In PostgreSQL, it also prevents phantom reads but via the MVCC mechanism (multi-version concurrency control), stronger behavior than the standard requires. Most importantly: in PostgreSQL, attempting to update a row modified by another transaction under Repeatable Read produces an explicit error: "could not serialize access." Many consider this better than silently allowing the modification as in MySQL, because it prevents a confusing state rather than hiding it.
-- In MySQL (default: Repeatable Read)
SET SESSION TRANSACTION ISOLATION LEVEL REPEATABLE READ;
BEGIN;
SELECT balance FROM accounts WHERE id = 1; -- returns 500
-- Another transaction commits balance = 800
SELECT balance FROM accounts WHERE id = 1; -- still returns 500 (fixed snapshot)
COMMIT;
Serializable: Two Radically Different Implementations
Even the strongest level is implemented in two different ways with divergent practical effects. PostgreSQL uses "Serializable Snapshot Isolation" (SSI): it monitors the read/write dependency graph among transactions, and when it detects a dangerous pattern that could lead to an anomaly, it aborts the minimum number of transactions with a serialization error. MySQL InnoDB relies on locks (gap locks and next-key locks). The practical difference: with PostgreSQL your application must be ready to retry transactions that fail with a serialization error, while with MySQL you usually face lock waits or a deadlock.
The Practical Lesson: Do Not Leave the Decision to Chance
The biggest mistake is to write `transaction()` and assume it "solves concurrency problems." It only defines the atomicity scope, but it operates at your database's default isolation level — which may not suit your case. The practical rule: do not raise the isolation level to Serializable for "safety" without need, as its cost in performance and serialization errors is high. Instead, for critical operations on shared state (like debiting a balance), use explicit optimistic or pessimistic locking at the appropriate isolation level. An example with a pessimistic lock that prevents the double-withdrawal problem we started with:
-- Explicit row lock prevents the double withdrawal
BEGIN;
SELECT balance FROM accounts WHERE id = 1 FOR UPDATE; -- locks the row
-- The other request waits here until we finish
UPDATE accounts SET balance = balance - 80 WHERE id = 1;
COMMIT;
In the ORM, this usually corresponds to an explicit call like lockForUpdate in Laravel, not just `transaction()`.

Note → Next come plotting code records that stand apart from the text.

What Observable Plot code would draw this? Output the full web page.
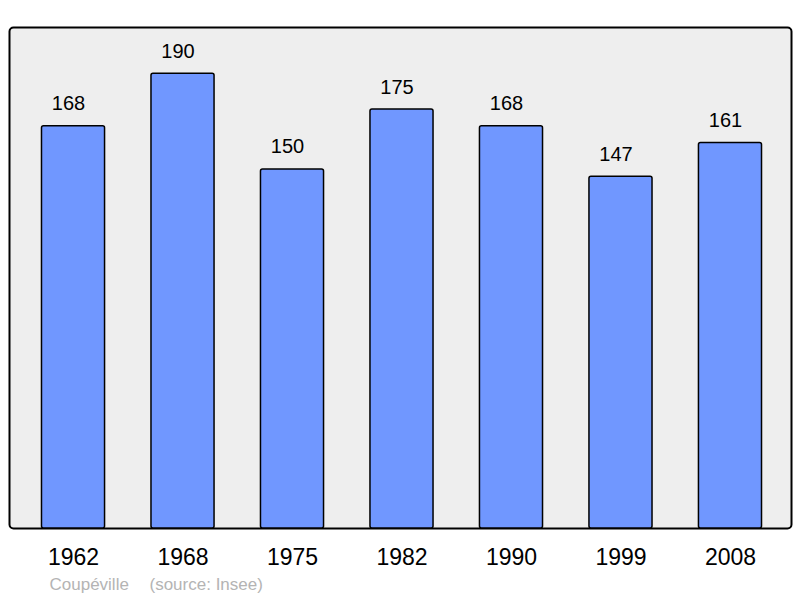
<!DOCTYPE html>
<html><head><meta charset="utf-8">
<script src="https://cdn.jsdelivr.net/npm/d3@7"></script>
<script src="https://cdn.jsdelivr.net/npm/@observablehq/plot@0.6"></script>
<style>body{margin:0;background:#fff}</style>
</head><body><div id="chart"></div>
<script>
const years = ["1962","1968","1975","1982","1990","1999","2008"];
const population = [168,190,150,175,168,147,161];
const captionName = "Coupéville";
const captionSource = "(source: Insee)";
const data = years.map((y,i)=>({year:y, value:population[i]}));
const chart = Plot.plot({
  width: 800, height: 598,
  marginLeft: 9, marginRight: 9, marginTop: 27, marginBottom: 70,
  style: {fontFamily: "'Liberation Sans', Arial, sans-serif", background: "#fff"},
  x: {domain: years, paddingInner: 0.424, paddingOuter: 0.283, range: [10.5, 792.5], round: false, label: null},
  y: {domain: [0, 209.3], axis: null},
  marks: [
    Plot.frame({fill: "#eeeeee", stroke: "#000", strokeWidth: 2, rx: 4}),
    Plot.barY(data, {x: "year", y: "value", fill: "#7097ff", stroke: "#000", strokeWidth: 1.5, rx: 2}),
    Plot.text(data, {x: "year", y: "value", text: d => String(d.value), lineAnchor: "bottom", dx: -5, dy: -16, fontSize: 20, fill: "#000"}),
    Plot.axisX({tickSize: 0, tickPadding: 20, fontSize: 23, color: "#000", label: null}),
    Plot.text([captionName], {frameAnchor: "bottom-left", text: d => d, dx: 40, dy: 56, fontSize: 17, fill: "#b4b4b4", textAnchor: "start", lineAnchor: "middle"}),
    Plot.text([captionSource], {frameAnchor: "bottom-left", text: d => d, dx: 140, dy: 56, fontSize: 17, fill: "#b4b4b4", textAnchor: "start", lineAnchor: "middle"})
  ]
});
document.getElementById("chart").append(chart);
</script></body></html>
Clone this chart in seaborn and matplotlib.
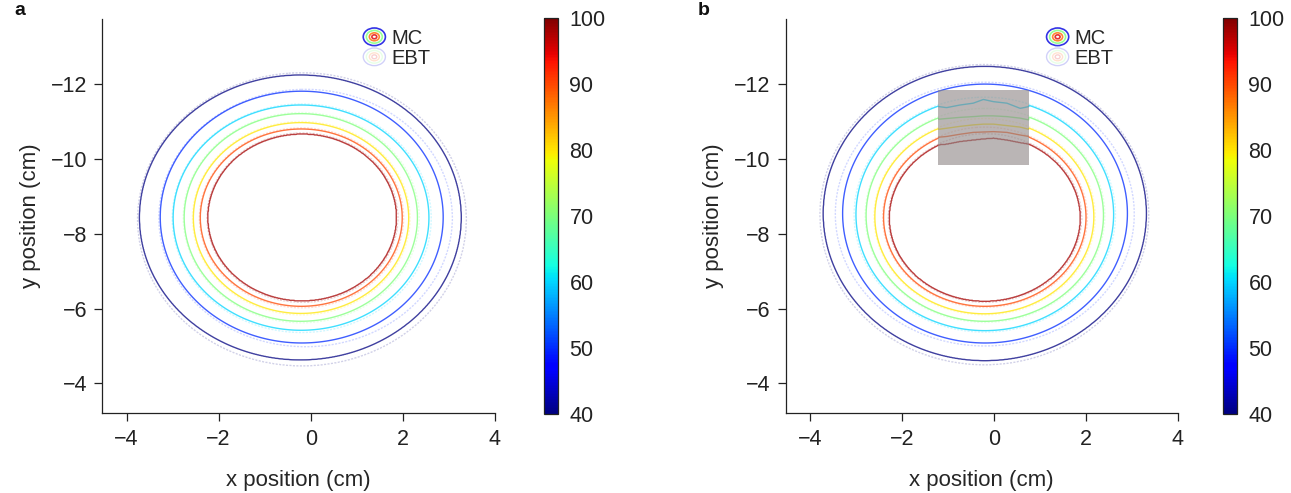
import numpy as np
import matplotlib
matplotlib.use("Agg")
import matplotlib.pyplot as plt
import seaborn as sns
from matplotlib.colors import Normalize
from matplotlib.cm import ScalarMappable
from matplotlib.patches import Ellipse, Rectangle
from matplotlib.legend_handler import HandlerBase
from matplotlib.lines import Line2D

# ---------------- data (isodose levels, % ) ----------------
levels = [40, 50, 60, 70, 80, 90, 98]

# panel a : MC isodose extents (cm)
a_mc_top = [-12.24, -11.81, -11.44, -11.21, -10.97, -10.80, -10.67]
a_mc_bottom = [-4.63, -5.08, -5.42, -5.66, -5.87, -6.06, -6.20]
a_mc_left = [-3.72, -3.27, -2.99, -2.75, -2.55, -2.40, -2.24]
a_mc_right = [3.27, 2.88, 2.57, 2.32, 2.13, 1.99, 1.87]
# panel a : EBT isodose extents (cm)
a_ebt_top = [-12.30, -11.86, -11.47, -11.24, -11.00, -10.83, -10.70]
a_ebt_bottom = [-4.47, -4.98, -5.36, -5.62, -5.83, -6.02, -6.16]
a_ebt_left = [-3.76, -3.30, -3.01, -2.77, -2.57, -2.42, -2.26]
a_ebt_right = [3.38, 3.08, 2.62, 2.36, 2.16, 2.02, 1.90]

# panel b : MC isodose extents (cm)
b_mc_top = [-12.47, -12.00, -11.62, -11.32, -11.05, -10.82, -10.65]
b_mc_bottom = [-4.61, -5.08, -5.41, -5.66, -5.86, -6.06, -6.19]
b_mc_left = [-3.71, -3.29, -3.00, -2.78, -2.59, -2.40, -2.28]
b_mc_right = [3.31, 2.90, 2.60, 2.38, 2.17, 2.00, 1.88]
# panel b : EBT isodose extents (cm)
b_ebt_top = [-12.52, -12.05, -11.65, -11.35, -11.08, -10.85, -10.68]
b_ebt_bottom = [-4.50, -5.00, -5.37, -5.63, -5.83, -6.03, -6.16]
b_ebt_left = [-3.78, -3.45, -3.04, -2.80, -2.61, -2.42, -2.30]
b_ebt_right = [3.36, 3.05, 2.64, 2.41, 2.20, 2.03, 1.91]

# panel b : shaded region and isodose profiles inside it
box_x0, box_x1, box_y0, box_y1 = -1.21, 0.76, -11.84, -9.85
box_x = [-1.21, -1.03, -0.74, -0.45, -0.23, -0.01, 0.28, 0.57, 0.76]
box_60 = [-11.40, -11.37, -11.44, -11.49, -11.59, -11.53, -11.49, -11.35, -11.40]
box_70 = [-11.06, -11.08, -11.11, -11.13, -11.15, -11.15, -11.13, -11.09, -11.04]
box_80 = [-10.79, -10.82, -10.87, -10.91, -10.93, -10.93, -10.89, -10.85, -10.79]
box_90 = [-10.58, -10.60, -10.66, -10.71, -10.72, -10.73, -10.71, -10.64, -10.60]
box_98 = [-10.38, -10.40, -10.47, -10.51, -10.54, -10.56, -10.51, -10.44, -10.40]
box_profiles = [None, None, box_60, box_70, box_80, box_90, box_98]

x_ticks = [-4, -2, 0, 2, 4]
y_ticks = [-12, -10, -8, -6, -4]
cbar_ticks = [40, 50, 60, 70, 80, 90, 100]

# ---------------- helpers ----------------
def dose_field(X, Y, top, bottom, left, right, profiles=None):
    G = []
    for k in range(len(levels)):
        cx = (left[k] + right[k]) / 2.0
        ax_ = (right[k] - left[k]) / 2.0
        cy = (top[k] + bottom[k]) / 2.0
        by = (bottom[k] - top[k]) / 2.0
        Yk = Y
        if profiles is not None and profiles[k] is not None:
            inside = (X >= box_x0) & (X <= box_x1) & (Y >= box_y0) & (Y <= box_y1)
            xr = np.clip((X - cx) / ax_, -1, 1)
            ell_top = cy - by * np.sqrt(1 - xr ** 2)
            target = np.interp(X, box_x, profiles[k])
            Yk = np.where(inside, Y - (target - ell_top), Y)
        G.append(np.sqrt(((X - cx) / ax_) ** 2 + ((Yk - cy) / by) ** 2) - 1.0)
    L = levels
    D = L[0] - 20.0 * G[0]
    for k in range(len(L) - 1):
        m = G[k] < 0
        den = G[k + 1] - G[k]
        den = np.where(den > 1e-9, den, 1e-9)
        t = np.clip(-G[k] / den, 0, 1)
        D = np.where(m, L[k] + t * (L[k + 1] - L[k]), D)
    D = np.where(G[-1] < 0, L[-1] + 2.0 * (-G[-1]), D)
    return D


class IconHandler(HandlerBase):
    def __init__(self, colors, alpha, lw):
        super().__init__()
        self.colors = colors
        self.alpha = alpha
        self.lw = lw

    def create_artists(self, legend, orig_handle, xdescent, ydescent,
                       width, height, fontsize, trans):
        cx = width / 2.0 - xdescent
        cy = height / 2.0 - ydescent
        arts = []
        for c, s in zip(self.colors, [1.0, 0.72, 0.45, 0.22]):
            e = Ellipse((cx, cy), width * s, height * 1.25 * s, fill=False,
                        edgecolor=c, lw=self.lw, alpha=self.alpha, transform=trans)
            arts.append(e)
        return arts


# ---------------- style ----------------
sns.set_theme(style="ticks")
plt.rcParams["font.family"] = ["Liberation Sans", "DejaVu Sans"]
plt.rcParams["axes.unicode_minus"] = True

cmap = matplotlib.colormaps["jet"]
norm = Normalize(40, 100)

W, H = 1291, 493
fig = plt.figure(figsize=(W / 100, H / 100), dpi=100)

xg = np.linspace(-4.6, 4.1, 700)
yg = np.linspace(-13.8, -3.1, 800)
X, Y = np.meshgrid(xg, yg)

panels = [
    dict(x0=102.3, cx0=544, label="a",
         mc=(a_mc_top, a_mc_bottom, a_mc_left, a_mc_right),
         ebt=(a_ebt_top, a_ebt_bottom, a_ebt_left, a_ebt_right), box=False),
    dict(x0=785.6, cx0=1223, label="b",
         mc=(b_mc_top, b_mc_bottom, b_mc_left, b_mc_right),
         ebt=(b_ebt_top, b_ebt_bottom, b_ebt_left, b_ebt_right), box=True),
]

top_px, bot_px = 19, 413.3
for p in panels:
    ax = fig.add_axes([p["x0"] / W, 1 - bot_px / H, 392.4 / W, (bot_px - top_px) / H])
    cax = fig.add_axes([p["cx0"] / W, 1 - 414.3 / H, 14.3 / W, (414.3 - 18) / H])

    D_ebt = dose_field(X, Y, *p["ebt"])
    ax.contour(X, Y, D_ebt, levels=levels, cmap=cmap, norm=norm,
               linewidths=1.0, alpha=0.18, linestyles=[(0, (1.5, 1.0))], zorder=2)
    D_mc = dose_field(X, Y, *p["mc"], profiles=box_profiles if p["box"] else None)
    ax.contour(X, Y, D_mc, levels=levels, cmap=cmap, norm=norm,
               linewidths=1.0, alpha=0.75, zorder=3)
    if p["box"]:
        ax.add_patch(Rectangle((box_x0, box_y0), box_x1 - box_x0, box_y1 - box_y0,
                               facecolor=(0.55, 0.52, 0.52), alpha=0.6,
                               edgecolor="none", zorder=4))

    ax.set_xlim(-4.53, 4.0)
    ax.set_ylim(-3.2, -13.74)
    ax.set_xticks(x_ticks)
    ax.set_yticks(y_ticks)
    ax.set_xlabel("x position (cm)", fontsize=16, labelpad=15)
    ax.set_ylabel("y position (cm)", fontsize=16, labelpad=7)
    ax.tick_params(axis="both", direction="out", length=6, width=0.9,
                   labelsize=15.5, colors="#222222", pad=5)
    for s in ["left", "bottom"]:
        ax.spines[s].set_linewidth(0.9)
        ax.spines[s].set_color("#222222")
    sns.despine(ax=ax)
    ax.set_facecolor("white")

    h_mc = Line2D([], [], label="MC")
    h_ebt = Line2D([], [], label="EBT")
    mc_cols = [cmap(norm(45)), cmap(norm(70)), cmap(norm(88)), cmap(norm(95))]
    ax.legend(handles=[h_mc, h_ebt], loc="upper left", bbox_to_anchor=(0.665, 0.975),
              frameon=False, fontsize=14.5, handlelength=1.1, handleheight=0.7,
              handletextpad=0.3, labelspacing=0.05, borderpad=0, borderaxespad=0,
              handler_map={h_mc: IconHandler(mc_cols, 0.8, 1.2),
                           h_ebt: IconHandler(mc_cols, 0.18, 1.0)})

    cb = fig.colorbar(ScalarMappable(norm=norm, cmap=cmap), cax=cax, ticks=cbar_ticks)
    cb.outline.set_linewidth(0.9)
    cb.outline.set_edgecolor("#222222")
    cax.tick_params(length=2, width=0.6, direction="in", labelsize=15.5,
                    colors="#222222", pad=8)

    fig.text((p["x0"] - 88) / W, 1 - 15 / H, p["label"], fontsize=14,
             fontweight="bold", ha="left", va="baseline", color="#111111")

fig.savefig("out.png", dpi=100, facecolor="white")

The practical bottom line: `transaction()` in the ORM is not a magic concurrency button, but a wrapper hiding an important decision called the isolation level. Know your database's default (Read Committed in PostgreSQL, Repeatable Read in MySQL), understand that the implementation differs fundamentally between them even at the same level, and choose isolation and locks consciously, not by instinct. The difference between an application that holds up under concurrency and one that silently leaks data is not in the visible code, but in this layer the abstraction hides — and whoever understands it writes systems that do not collapse when two users press the button at the same moment.